Data excerpts >>
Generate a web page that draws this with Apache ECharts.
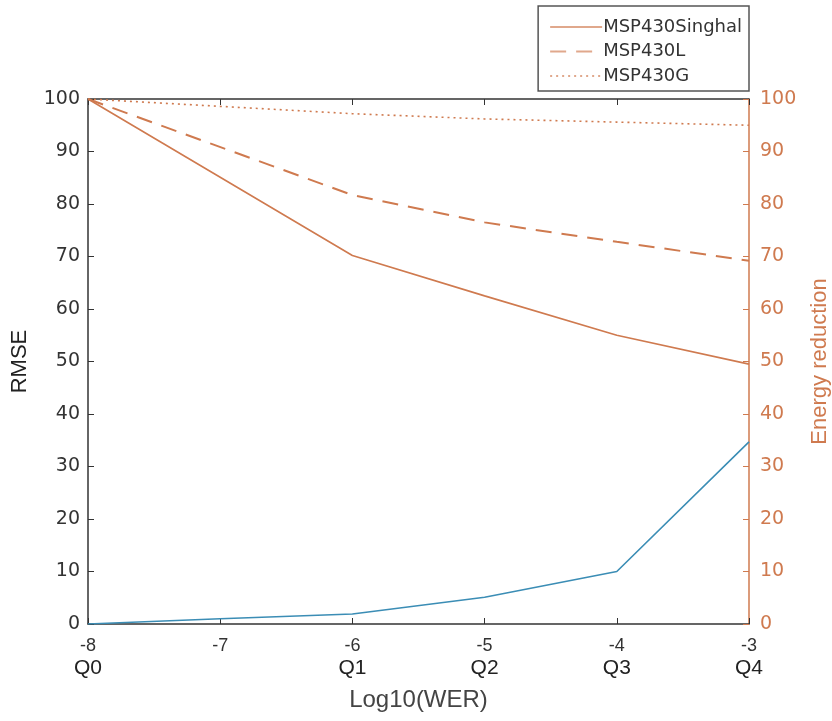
<!DOCTYPE html>
<html>
<head>
<meta charset="utf-8">
<script src="https://cdn.jsdelivr.net/npm/echarts@6/dist/echarts.min.js"></script>
<style>
  html, body { margin: 0; padding: 0; background: #fff; }
  #chart { width: 832px; height: 721px; }
</style>
</head>
<body>
<div id="chart"></div>
<script>
// data
var rmseX = [-8, -7, -6, -5, -4, -3];
var rmse = [0, 1, 1.9, 5.1, 10, 34.7];
var energyX = [-8, -6, -5, -4, -3];
var singhal = [100, 70.2, 62.5, 55, 49.5];
var msp430L = [100, 81.7, 76.5, 72.8, 69.2];
var msp430G = [100, 97.2, 96.2, 95.6, 95];
var qLabels = { '-8': 'Q0', '-6': 'Q1', '-5': 'Q2', '-4': 'Q3', '-3': 'Q4' };

var orange = '#cf7a4f';
var blue = '#3b8db5';
var sans = 'Liberation Sans, Arial, sans-serif';
var wide = 'DejaVu Sans, sans-serif';

function pairs(xs, ys) {
    return xs.map(function(x, i) { return [x, ys[i]]; });
}

var chart = echarts.init(document.getElementById('chart'));
var option = {
    backgroundColor: '#fff',
    animation: false,
    grid: { left: 88, right: 83, top: 99, bottom: 97, containLabel: false, outerBoundsMode: 'none' },
    legend: {
        orient: 'vertical',
        right: 83,
        top: 6,
        padding: [12, 7, 6, 11],
        itemGap: 6.5,
        itemWidth: 52,
        itemHeight: 18,
        borderColor: '#555',
        borderWidth: 1.5,
        itemStyle: { opacity: 0 },
        lineStyle: { opacity: 0.65 },
        textStyle: { fontFamily: wide, fontSize: 18, color: '#333', padding: [0, 0, 0, -4] },
        data: ['MSP430Singhal', 'MSP430L', 'MSP430G']
    },
    xAxis: [{
        type: 'value',
        min: -8, max: -3, interval: 1,
        name: 'Log10(WER)',
        nameLocation: 'middle',
        nameGap: 64,
        nameTextStyle: { fontFamily: sans, fontSize: 24, color: '#444' },
        axisLine: { lineStyle: { color: '#333', width: 1.5 } },
        axisTick: { inside: true, length: 6, lineStyle: { color: '#333' } },
        splitLine: { show: false },
        axisLabel: {
            margin: 12,
            formatter: function(v) {
                var q = qLabels[String(v)];
                return q ? '{a|' + v + '}\n{q|' + q + '}' : '{a|' + v + '}';
            },
            rich: {
                a: { fontSize: 18, fontFamily: sans, color: '#333', lineHeight: 21 },
                q: { fontSize: 21, fontFamily: sans, color: '#222', lineHeight: 22 }
            }
        }
    }, {
        type: 'value',
        position: 'top',
        min: -8, max: -3, interval: 1,
        axisLine: { show: true, onZero: false, lineStyle: { color: '#333', width: 1.5 } },
        axisTick: { inside: true, length: 6, lineStyle: { color: '#333' } },
        axisLabel: { show: false },
        splitLine: { show: false }
    }],
    yAxis: [{
        type: 'value',
        min: 0, max: 100, interval: 10,
        name: 'RMSE',
        nameLocation: 'middle',
        nameGap: 57,
        nameTextStyle: { fontFamily: sans, fontSize: 22, color: '#222' },
        axisLine: { show: true, lineStyle: { color: '#333', width: 1.5 } },
        axisTick: { show: true, inside: true, length: 6, lineStyle: { color: '#333' } },
        axisLabel: { fontFamily: wide, fontSize: 19, color: '#333', margin: 8 },
        splitLine: { show: false }
    }, {
        type: 'value',
        min: 0, max: 100, interval: 10,
        position: 'right',
        name: 'Energy reduction',
        nameLocation: 'middle',
        nameGap: 60,
        nameTextStyle: { fontFamily: sans, fontSize: 22, color: orange },
        axisLine: { show: true, lineStyle: { color: orange, width: 1.5 } },
        axisTick: { show: true, inside: true, length: 6, lineStyle: { color: orange } },
        axisLabel: { fontFamily: wide, fontSize: 19, color: orange, margin: 11 },
        splitLine: { show: false }
    }],
    series: [{
        name: 'RMSE',
        type: 'line',
        yAxisIndex: 0,
        symbol: 'none',
        lineStyle: { color: blue, width: 1.6 },
        itemStyle: { color: blue },
        data: pairs(rmseX, rmse)
    }, {
        name: 'MSP430Singhal',
        type: 'line',
        yAxisIndex: 1,
        symbol: 'none',
        lineStyle: { color: orange, width: 1.6, type: 'solid' },
        itemStyle: { color: orange },
        data: pairs(energyX, singhal)
    }, {
        name: 'MSP430L',
        type: 'line',
        yAxisIndex: 1,
        symbol: 'none',
        lineStyle: { color: orange, width: 2, type: [16, 10] },
        itemStyle: { color: orange },
        data: pairs(energyX, msp430L)
    }, {
        name: 'MSP430G',
        type: 'line',
        yAxisIndex: 1,
        symbol: 'none',
        lineStyle: { color: orange, width: 1.6, type: [2, 4] },
        itemStyle: { color: orange },
        data: pairs(energyX, msp430G)
    }]
};
chart.setOption(option);
</script>
</body>
</html>
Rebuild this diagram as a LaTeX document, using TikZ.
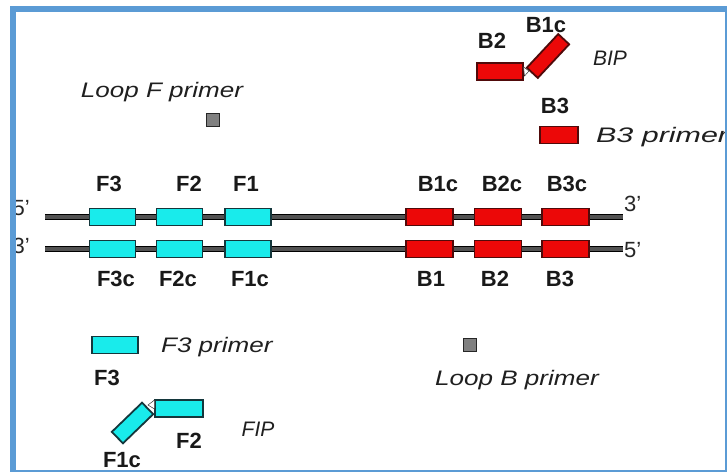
\documentclass[tikz,border=0pt]{standalone}
\usepackage{fontspec}
\setmainfont{Liberation Sans}
\newfontfamily\primerfont[FakeStretch=1.24]{Liberation Sans}
\usetikzlibrary{positioning}

\begin{document}
\begin{tikzpicture}[x=1pt, y=-1pt,
  font=\fontsize{22}{24}\selectfont,
  fbox/.style={draw=cFline, fill=cF, line width=1.8pt, minimum width=46pt,
    minimum height=17pt, inner sep=0pt},
  bbox/.style={draw=cBline, fill=cB, line width=1.8pt, minimum width=47pt,
    minimum height=17pt, inner sep=0pt},
  loopsq/.style={draw=black!85, fill=black!50, line width=1pt,
    minimum size=13pt, inner sep=0pt},
  strand/.style={draw=black, double=black!68, double distance=3.6pt, line width=1.6pt},
  lbl/.style={font=\bfseries\fontsize{22}{24}\selectfont, text=black!90, inner sep=0pt},
  pname/.style={font=\primerfont\itshape\fontsize{21}{24}\selectfont, text=black!88,
    inner sep=0pt},
  pshort/.style={font=\itshape\fontsize{21}{24}\selectfont, text=black!88, inner sep=0pt},
  endlbl/.style={font=\fontsize{22}{24}\selectfont, text=black!85, inner sep=0pt},
  notch/.style={fill=white, draw=black!80, line width=0.5pt},
]

\definecolor{cF}{RGB}{25,235,235}
\definecolor{cFline}{RGB}{20,55,60}
\definecolor{cB}{RGB}{236,8,8}
\definecolor{cBline}{RGB}{80,10,10}
\definecolor{cFrame}{RGB}{91,155,213}

\useasboundingbox (0,0) rectangle (727,472);

%% Geometry: the two strands, in pixels from the top left corner.
\def\yt{217}
\def\yb{249}

%% ---------- the two strands ----------
\coordinate (top5) at (45,\yt);
\coordinate (top3) at (623,\yt);
\coordinate (bot3) at (45,\yb);
\coordinate (bot5) at (623,\yb);
\draw[strand] (top5) -- (top3);
\draw[strand] (bot3) -- (bot5);

\node[endlbl, anchor=east] (endT5) at (30,208) {5'};
\node[endlbl, anchor=east] (endB3) at (30,246) {3'};
\node[endlbl, anchor=west] (endT3) at (624,204) {3'};
\node[endlbl, anchor=west] (endB5) at (624,250) {5'};

%% ---------- target regions on both strands ----------
\foreach \n/\x in {3/112.5, 2/179.5, 1/248} {
  \node[fbox] (Ft\n) at (\x,\yt) {};
  \node[fbox] (Fb\n) at (\x,\yb) {};
}
\foreach \n/\x in {1/429.5, 2/498, 3/565.5} {
  \node[bbox] (Bt\n) at (\x,\yt) {};
  \node[bbox] (Bb\n) at (\x,\yb) {};
}

\foreach \lbl/\x in {F3/109, F2/189, F1/246, B1c/438, B2c/502, B3c/567}
  \node[lbl] (up\lbl) at (\x,184) {\lbl};
\foreach \lbl/\x in {F3c/116, F2c/178, F1c/250, B1/431, B2/495, B3/560}
  \node[lbl] (dn\lbl) at (\x,279) {\lbl};

%% ---------- loop primers ----------
\node[pname] (loopFtxt) at (162,92) {Loop F primer};
\node[loopsq] (loopF) at (213,120) {};
\node[loopsq] (loopB) at (470,345) {};
\node[pname] (loopBtxt) at (517,380) {Loop B primer};

%% ---------- BIP ----------
\node[bbox, minimum width=46pt] (bipB2) at (500,71.5) {};
\node[bbox, minimum width=46pt, minimum height=15pt, rotate=47] (bipB1c) at (548,56) {};
\draw[notch] (523.5,67) -- (529,71) -- (524.5,76) -- cycle;
\node[lbl] (bipB2lbl) at (492,41) {B2};
\node[lbl] (bipB1clbl) at (546,25) {B1c};
\node[pshort] (bip) at (610,58) {BIP};

%% ---------- B3 primer ----------
\node[lbl] (b3lbl) at (555,106) {B3};
\node[bbox, minimum width=38pt] (b3p) at (559,135) {};
\node[pname, right=17pt of b3p, yshift=-2pt] (b3txt) {\scalebox{1.17}[1]{B3 primer}};

%% ---------- F3 primer ----------
\node[fbox] (f3p) at (115,345) {};
\node[pname, right=22pt of f3p, yshift=-2pt] (f3txt) {F3 primer};
\node[lbl] (f3lbl) at (107,378) {F3};

%% ---------- FIP ----------
\node[fbox, minimum width=48pt] (fipF2) at (179,408.5) {};
\node[fbox, minimum width=42pt, minimum height=16pt, rotate=44] (fipF1c) at (132.5,423) {};
\draw[notch] (154.5,400) -- (154.5,409) -- (148,405) -- cycle;
\node[lbl] (fipF2lbl) at (189,441) {F2};
\node[lbl] (fipF1clbl) at (122,460) {F1c};
\node[pshort] (fip) at (258,429) {FIP};

%% ---------- frame ----------
\fill[cFrame] (10,6) rectangle (16,472);
\fill[cFrame] (10,6) rectangle (727,11.5);
\draw[cFrame, line width=2pt] (726,6) -- (726,471) -- (10,471);

\end{tikzpicture}
\end{document}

Written task >> Copy all lines of the listing above that contain the string "this".

Answer to the problem >>
Generate a web page that draws this with Apache ECharts.
Rebuild this diagram as a LaTeX document, using TikZ.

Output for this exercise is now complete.